Task goal — Count how many lines of the data include "script". The answer is that number and nothing else.

Task inputs —
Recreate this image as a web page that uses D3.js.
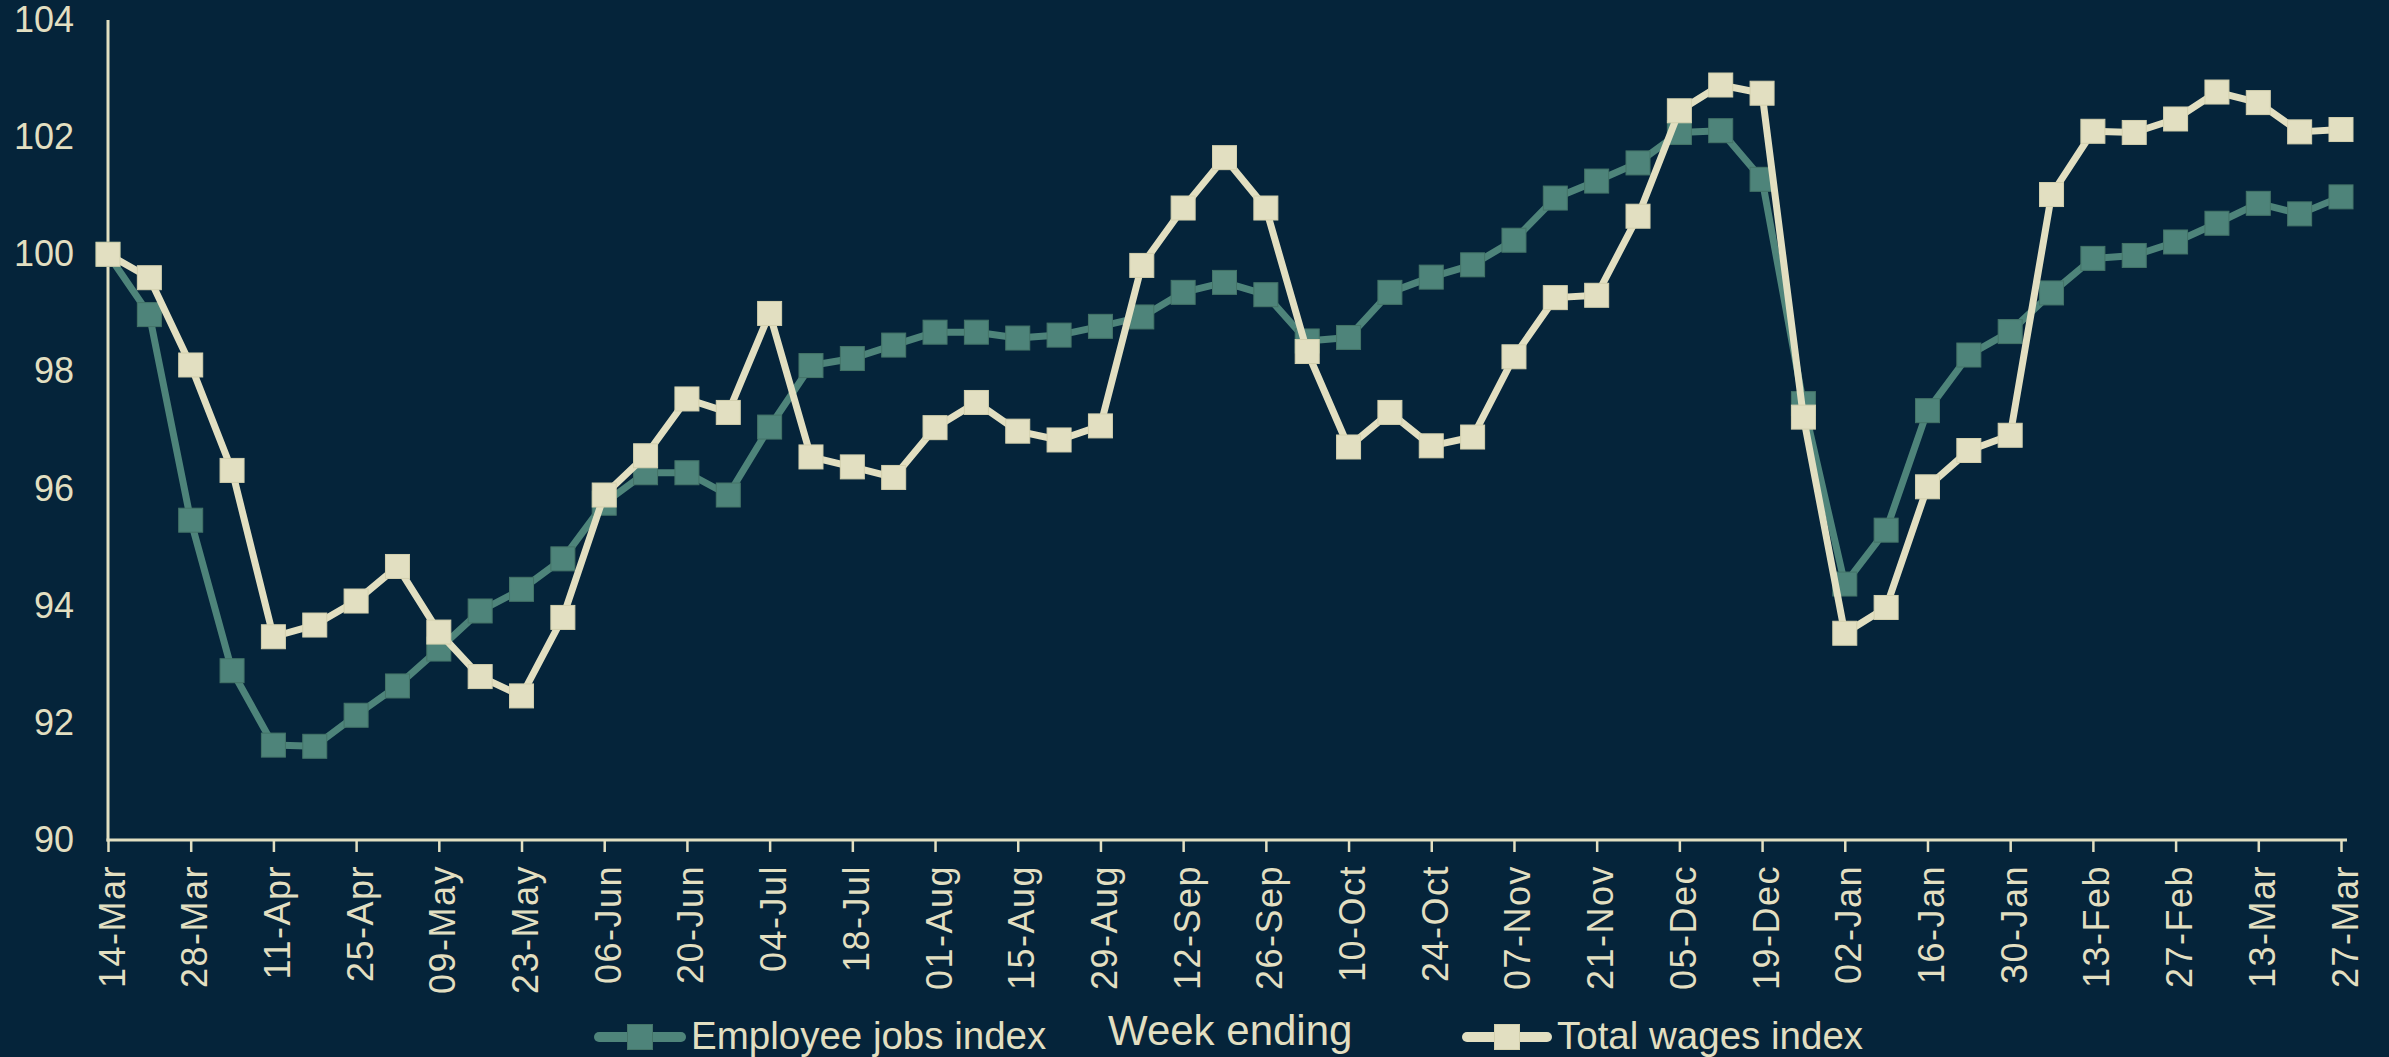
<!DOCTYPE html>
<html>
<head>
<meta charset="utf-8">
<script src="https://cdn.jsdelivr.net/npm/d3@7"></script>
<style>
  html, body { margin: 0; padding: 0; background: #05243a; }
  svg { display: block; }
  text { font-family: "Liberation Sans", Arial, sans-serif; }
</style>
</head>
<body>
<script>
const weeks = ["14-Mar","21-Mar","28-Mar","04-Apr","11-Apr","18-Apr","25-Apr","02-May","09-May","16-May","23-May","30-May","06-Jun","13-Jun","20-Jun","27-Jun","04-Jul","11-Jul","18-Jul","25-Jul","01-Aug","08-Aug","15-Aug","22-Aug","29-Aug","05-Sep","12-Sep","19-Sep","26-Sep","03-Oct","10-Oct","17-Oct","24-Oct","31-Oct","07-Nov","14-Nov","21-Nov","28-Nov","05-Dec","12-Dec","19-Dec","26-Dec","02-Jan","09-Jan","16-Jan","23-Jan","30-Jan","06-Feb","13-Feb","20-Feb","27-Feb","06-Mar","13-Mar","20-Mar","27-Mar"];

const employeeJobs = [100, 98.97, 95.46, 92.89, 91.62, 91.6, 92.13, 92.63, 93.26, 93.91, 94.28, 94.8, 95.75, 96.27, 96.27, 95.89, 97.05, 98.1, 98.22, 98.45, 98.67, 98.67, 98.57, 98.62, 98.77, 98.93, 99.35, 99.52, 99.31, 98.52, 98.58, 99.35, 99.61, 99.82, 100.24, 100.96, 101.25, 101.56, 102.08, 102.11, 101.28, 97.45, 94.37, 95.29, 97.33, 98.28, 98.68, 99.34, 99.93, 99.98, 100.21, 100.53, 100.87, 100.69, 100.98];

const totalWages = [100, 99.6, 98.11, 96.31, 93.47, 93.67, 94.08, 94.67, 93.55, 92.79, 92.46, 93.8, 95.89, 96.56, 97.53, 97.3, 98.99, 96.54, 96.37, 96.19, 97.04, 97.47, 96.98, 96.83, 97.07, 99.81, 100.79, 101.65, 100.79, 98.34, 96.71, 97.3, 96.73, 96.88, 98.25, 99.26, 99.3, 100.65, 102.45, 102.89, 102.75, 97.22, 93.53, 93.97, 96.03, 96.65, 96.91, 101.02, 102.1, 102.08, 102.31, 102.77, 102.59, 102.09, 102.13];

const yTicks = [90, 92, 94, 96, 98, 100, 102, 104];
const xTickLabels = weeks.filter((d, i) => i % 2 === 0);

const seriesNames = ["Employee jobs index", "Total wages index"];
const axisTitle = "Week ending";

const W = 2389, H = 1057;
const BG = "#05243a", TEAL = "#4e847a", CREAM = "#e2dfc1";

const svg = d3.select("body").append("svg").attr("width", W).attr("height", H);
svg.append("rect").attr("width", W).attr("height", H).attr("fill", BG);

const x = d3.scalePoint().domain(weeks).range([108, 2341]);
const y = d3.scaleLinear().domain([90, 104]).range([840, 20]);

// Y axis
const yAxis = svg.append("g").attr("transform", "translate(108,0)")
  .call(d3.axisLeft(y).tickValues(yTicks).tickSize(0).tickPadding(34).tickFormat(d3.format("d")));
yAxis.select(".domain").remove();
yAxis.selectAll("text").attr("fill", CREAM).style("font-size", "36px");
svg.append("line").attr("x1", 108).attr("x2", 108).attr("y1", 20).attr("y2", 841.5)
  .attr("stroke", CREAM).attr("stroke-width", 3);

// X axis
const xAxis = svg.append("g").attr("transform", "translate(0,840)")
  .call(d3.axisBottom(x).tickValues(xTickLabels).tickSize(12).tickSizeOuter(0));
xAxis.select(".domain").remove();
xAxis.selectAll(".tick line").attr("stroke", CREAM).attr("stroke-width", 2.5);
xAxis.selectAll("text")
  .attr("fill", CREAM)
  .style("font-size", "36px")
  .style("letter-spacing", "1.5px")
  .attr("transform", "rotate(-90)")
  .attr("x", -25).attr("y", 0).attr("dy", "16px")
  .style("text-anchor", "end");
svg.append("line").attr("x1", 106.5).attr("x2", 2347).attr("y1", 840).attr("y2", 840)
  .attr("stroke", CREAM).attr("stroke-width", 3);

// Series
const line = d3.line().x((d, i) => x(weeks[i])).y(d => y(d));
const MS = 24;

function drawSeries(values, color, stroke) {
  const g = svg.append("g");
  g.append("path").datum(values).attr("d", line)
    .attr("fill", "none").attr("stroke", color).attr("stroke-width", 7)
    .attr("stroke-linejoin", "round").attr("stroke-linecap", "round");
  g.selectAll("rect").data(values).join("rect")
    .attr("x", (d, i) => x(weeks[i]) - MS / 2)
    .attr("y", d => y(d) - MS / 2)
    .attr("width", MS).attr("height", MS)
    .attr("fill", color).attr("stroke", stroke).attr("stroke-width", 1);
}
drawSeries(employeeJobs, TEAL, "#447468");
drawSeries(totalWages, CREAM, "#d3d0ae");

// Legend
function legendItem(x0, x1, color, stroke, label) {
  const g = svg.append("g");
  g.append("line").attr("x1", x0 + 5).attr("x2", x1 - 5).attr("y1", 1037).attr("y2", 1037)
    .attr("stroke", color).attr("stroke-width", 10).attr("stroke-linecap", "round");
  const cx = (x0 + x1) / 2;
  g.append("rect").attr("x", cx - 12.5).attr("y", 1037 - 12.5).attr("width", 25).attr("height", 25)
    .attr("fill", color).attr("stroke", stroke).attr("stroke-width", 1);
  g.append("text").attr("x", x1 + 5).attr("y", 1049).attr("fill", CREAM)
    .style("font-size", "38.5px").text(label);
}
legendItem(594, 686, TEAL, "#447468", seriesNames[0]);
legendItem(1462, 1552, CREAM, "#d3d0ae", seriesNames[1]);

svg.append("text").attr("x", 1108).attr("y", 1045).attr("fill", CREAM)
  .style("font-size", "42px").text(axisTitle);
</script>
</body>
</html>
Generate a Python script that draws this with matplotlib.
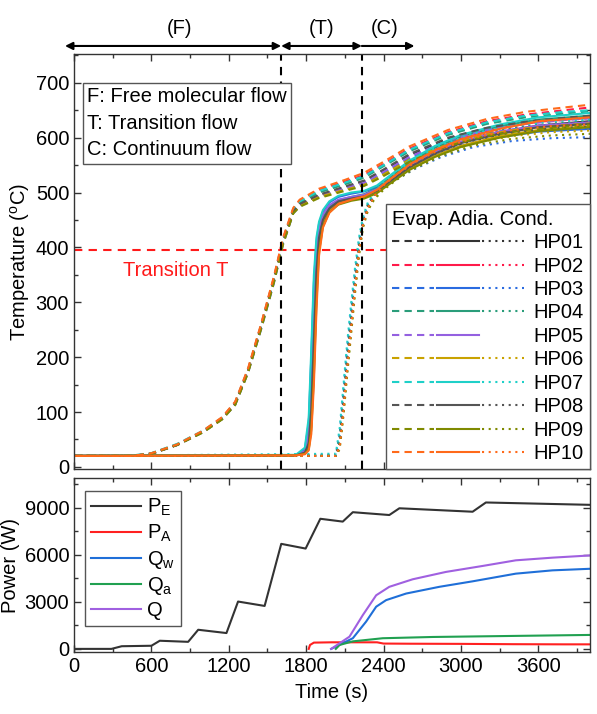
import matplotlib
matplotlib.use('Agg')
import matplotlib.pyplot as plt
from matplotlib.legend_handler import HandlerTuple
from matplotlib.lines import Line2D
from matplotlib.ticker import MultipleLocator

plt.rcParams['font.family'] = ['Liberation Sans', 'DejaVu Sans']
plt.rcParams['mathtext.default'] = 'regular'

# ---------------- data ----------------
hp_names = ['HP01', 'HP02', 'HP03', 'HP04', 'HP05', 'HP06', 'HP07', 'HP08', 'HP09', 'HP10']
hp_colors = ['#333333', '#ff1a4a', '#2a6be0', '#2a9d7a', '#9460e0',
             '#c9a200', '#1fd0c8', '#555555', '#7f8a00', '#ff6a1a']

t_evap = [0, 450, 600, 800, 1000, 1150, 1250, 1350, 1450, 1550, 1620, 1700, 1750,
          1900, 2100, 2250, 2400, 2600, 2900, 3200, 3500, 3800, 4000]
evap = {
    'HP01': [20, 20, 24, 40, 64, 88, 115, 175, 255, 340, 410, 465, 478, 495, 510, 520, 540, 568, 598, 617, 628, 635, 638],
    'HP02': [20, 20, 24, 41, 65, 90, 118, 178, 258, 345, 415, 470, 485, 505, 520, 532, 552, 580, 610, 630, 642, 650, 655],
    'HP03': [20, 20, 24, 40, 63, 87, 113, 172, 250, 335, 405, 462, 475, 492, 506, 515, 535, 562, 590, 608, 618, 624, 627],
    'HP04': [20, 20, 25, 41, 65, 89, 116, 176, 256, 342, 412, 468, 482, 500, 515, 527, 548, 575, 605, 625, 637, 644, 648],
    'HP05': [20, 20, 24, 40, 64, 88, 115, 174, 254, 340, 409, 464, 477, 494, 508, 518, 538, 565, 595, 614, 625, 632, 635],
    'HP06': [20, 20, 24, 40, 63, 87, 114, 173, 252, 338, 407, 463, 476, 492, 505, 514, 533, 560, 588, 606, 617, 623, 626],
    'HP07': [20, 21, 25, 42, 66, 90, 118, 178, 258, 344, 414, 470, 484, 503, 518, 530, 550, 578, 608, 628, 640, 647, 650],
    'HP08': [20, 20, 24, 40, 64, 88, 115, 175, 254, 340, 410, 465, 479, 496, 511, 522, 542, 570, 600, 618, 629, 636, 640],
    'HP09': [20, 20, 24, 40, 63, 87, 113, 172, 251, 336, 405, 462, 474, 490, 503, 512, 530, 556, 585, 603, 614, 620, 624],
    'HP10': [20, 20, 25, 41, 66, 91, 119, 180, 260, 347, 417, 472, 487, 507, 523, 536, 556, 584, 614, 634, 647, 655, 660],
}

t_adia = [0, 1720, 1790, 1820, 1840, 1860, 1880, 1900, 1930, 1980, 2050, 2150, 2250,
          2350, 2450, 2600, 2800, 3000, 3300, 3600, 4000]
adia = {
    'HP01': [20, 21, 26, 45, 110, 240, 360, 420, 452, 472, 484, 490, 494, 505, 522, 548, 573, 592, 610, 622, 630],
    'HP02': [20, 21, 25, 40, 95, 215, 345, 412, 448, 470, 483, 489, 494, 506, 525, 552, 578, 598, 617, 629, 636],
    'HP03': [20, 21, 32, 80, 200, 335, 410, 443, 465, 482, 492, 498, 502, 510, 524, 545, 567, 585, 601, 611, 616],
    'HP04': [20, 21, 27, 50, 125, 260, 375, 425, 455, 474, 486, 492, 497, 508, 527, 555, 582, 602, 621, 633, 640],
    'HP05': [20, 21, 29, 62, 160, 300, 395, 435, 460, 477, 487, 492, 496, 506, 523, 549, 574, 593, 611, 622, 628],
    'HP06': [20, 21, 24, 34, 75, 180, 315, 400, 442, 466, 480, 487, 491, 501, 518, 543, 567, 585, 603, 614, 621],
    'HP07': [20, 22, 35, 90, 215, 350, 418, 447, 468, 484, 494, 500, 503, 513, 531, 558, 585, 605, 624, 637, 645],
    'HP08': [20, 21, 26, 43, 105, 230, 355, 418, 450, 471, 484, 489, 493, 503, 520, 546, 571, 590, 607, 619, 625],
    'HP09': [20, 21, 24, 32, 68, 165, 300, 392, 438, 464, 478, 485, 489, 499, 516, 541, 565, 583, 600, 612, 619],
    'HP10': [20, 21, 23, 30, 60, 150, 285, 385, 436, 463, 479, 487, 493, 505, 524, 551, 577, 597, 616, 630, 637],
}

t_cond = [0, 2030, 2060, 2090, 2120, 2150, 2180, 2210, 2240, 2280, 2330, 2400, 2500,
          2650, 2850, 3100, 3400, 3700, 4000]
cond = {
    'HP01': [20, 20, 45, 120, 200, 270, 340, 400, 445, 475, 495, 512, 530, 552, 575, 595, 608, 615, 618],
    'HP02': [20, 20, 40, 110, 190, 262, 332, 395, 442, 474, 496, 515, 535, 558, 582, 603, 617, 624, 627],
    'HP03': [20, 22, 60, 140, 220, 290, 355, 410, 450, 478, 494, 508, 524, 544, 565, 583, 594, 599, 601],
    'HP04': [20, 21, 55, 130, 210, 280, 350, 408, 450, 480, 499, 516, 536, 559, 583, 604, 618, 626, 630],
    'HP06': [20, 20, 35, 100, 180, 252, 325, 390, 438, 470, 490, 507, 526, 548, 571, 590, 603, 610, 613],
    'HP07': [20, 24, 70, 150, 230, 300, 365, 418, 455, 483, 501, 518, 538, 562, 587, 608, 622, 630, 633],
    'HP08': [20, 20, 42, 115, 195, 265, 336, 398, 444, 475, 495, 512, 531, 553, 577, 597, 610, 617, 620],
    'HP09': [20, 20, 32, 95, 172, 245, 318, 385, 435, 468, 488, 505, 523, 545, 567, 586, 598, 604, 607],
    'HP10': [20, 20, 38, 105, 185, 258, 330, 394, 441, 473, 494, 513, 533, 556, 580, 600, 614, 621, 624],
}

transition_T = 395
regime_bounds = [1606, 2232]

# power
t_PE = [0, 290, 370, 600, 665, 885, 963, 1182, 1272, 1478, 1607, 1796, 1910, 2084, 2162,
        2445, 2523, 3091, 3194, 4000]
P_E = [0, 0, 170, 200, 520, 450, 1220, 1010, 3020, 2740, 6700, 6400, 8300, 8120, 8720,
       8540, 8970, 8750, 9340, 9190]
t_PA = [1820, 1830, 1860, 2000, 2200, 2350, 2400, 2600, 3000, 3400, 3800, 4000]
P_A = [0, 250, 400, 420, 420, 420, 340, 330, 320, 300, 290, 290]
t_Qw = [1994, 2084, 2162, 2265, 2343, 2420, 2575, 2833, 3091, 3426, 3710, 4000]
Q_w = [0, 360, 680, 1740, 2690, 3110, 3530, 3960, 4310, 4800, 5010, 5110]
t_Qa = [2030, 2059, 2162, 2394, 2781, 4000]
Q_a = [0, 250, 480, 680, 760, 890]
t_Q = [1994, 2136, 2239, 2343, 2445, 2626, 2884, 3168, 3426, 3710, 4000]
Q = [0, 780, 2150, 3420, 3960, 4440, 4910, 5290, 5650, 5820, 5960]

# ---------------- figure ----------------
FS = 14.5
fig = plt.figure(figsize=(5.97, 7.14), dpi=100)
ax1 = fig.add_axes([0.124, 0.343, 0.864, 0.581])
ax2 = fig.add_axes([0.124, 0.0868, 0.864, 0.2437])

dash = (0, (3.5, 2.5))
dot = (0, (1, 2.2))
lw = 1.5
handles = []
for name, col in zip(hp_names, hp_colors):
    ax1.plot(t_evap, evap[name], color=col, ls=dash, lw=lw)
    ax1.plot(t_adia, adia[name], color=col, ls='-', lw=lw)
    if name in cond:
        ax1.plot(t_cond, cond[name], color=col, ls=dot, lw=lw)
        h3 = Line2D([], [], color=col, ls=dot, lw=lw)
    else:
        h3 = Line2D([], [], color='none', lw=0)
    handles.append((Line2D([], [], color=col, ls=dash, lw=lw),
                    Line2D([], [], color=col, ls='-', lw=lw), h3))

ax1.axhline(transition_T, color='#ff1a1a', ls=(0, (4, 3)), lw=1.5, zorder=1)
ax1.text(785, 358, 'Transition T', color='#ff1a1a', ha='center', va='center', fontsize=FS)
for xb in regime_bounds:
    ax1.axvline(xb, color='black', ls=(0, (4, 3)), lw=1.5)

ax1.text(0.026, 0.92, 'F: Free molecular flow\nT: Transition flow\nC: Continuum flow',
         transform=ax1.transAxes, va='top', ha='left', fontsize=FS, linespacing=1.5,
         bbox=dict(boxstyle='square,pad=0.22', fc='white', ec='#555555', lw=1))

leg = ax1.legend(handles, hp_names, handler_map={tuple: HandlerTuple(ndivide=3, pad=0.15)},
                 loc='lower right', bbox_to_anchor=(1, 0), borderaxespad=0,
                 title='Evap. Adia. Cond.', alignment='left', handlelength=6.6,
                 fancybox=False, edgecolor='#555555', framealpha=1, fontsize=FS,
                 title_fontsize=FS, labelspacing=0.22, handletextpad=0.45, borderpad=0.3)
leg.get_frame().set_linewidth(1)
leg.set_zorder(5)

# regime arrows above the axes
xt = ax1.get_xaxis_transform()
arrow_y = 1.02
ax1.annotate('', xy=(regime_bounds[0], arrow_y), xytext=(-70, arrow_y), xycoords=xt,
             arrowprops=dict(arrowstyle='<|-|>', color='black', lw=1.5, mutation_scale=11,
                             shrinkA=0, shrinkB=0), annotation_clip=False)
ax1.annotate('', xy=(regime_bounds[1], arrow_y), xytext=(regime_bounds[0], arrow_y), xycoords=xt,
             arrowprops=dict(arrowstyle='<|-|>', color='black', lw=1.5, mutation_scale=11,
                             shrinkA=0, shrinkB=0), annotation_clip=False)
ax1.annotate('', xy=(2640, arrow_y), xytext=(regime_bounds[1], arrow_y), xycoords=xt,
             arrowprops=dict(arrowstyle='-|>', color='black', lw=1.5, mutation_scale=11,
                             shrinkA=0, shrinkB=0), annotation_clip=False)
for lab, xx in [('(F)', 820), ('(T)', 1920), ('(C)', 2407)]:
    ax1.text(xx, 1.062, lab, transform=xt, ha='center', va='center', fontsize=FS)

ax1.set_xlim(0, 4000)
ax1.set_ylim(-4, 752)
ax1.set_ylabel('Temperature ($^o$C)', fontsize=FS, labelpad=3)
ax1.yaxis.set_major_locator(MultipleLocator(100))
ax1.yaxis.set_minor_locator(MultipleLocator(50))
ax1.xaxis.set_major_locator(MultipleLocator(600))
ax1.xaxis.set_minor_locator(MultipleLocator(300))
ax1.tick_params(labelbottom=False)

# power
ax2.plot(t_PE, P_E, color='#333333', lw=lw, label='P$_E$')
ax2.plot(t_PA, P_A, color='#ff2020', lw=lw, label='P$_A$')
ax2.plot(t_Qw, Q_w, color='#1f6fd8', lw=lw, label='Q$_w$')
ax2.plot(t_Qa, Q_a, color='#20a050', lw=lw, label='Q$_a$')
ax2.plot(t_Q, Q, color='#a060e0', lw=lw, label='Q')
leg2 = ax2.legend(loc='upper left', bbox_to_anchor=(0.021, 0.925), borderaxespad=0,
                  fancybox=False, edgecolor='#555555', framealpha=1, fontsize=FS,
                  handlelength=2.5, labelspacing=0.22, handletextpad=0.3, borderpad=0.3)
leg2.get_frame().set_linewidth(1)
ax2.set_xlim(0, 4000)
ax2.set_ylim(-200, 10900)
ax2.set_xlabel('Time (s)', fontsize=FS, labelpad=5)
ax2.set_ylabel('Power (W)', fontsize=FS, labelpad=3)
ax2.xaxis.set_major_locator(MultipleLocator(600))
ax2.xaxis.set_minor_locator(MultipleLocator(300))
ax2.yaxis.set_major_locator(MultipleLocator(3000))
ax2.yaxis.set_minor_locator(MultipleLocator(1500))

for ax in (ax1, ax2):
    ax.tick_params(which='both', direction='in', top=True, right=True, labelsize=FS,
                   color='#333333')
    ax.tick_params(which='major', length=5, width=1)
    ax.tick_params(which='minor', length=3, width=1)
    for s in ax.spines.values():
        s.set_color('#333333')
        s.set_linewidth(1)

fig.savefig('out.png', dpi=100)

Task response — 4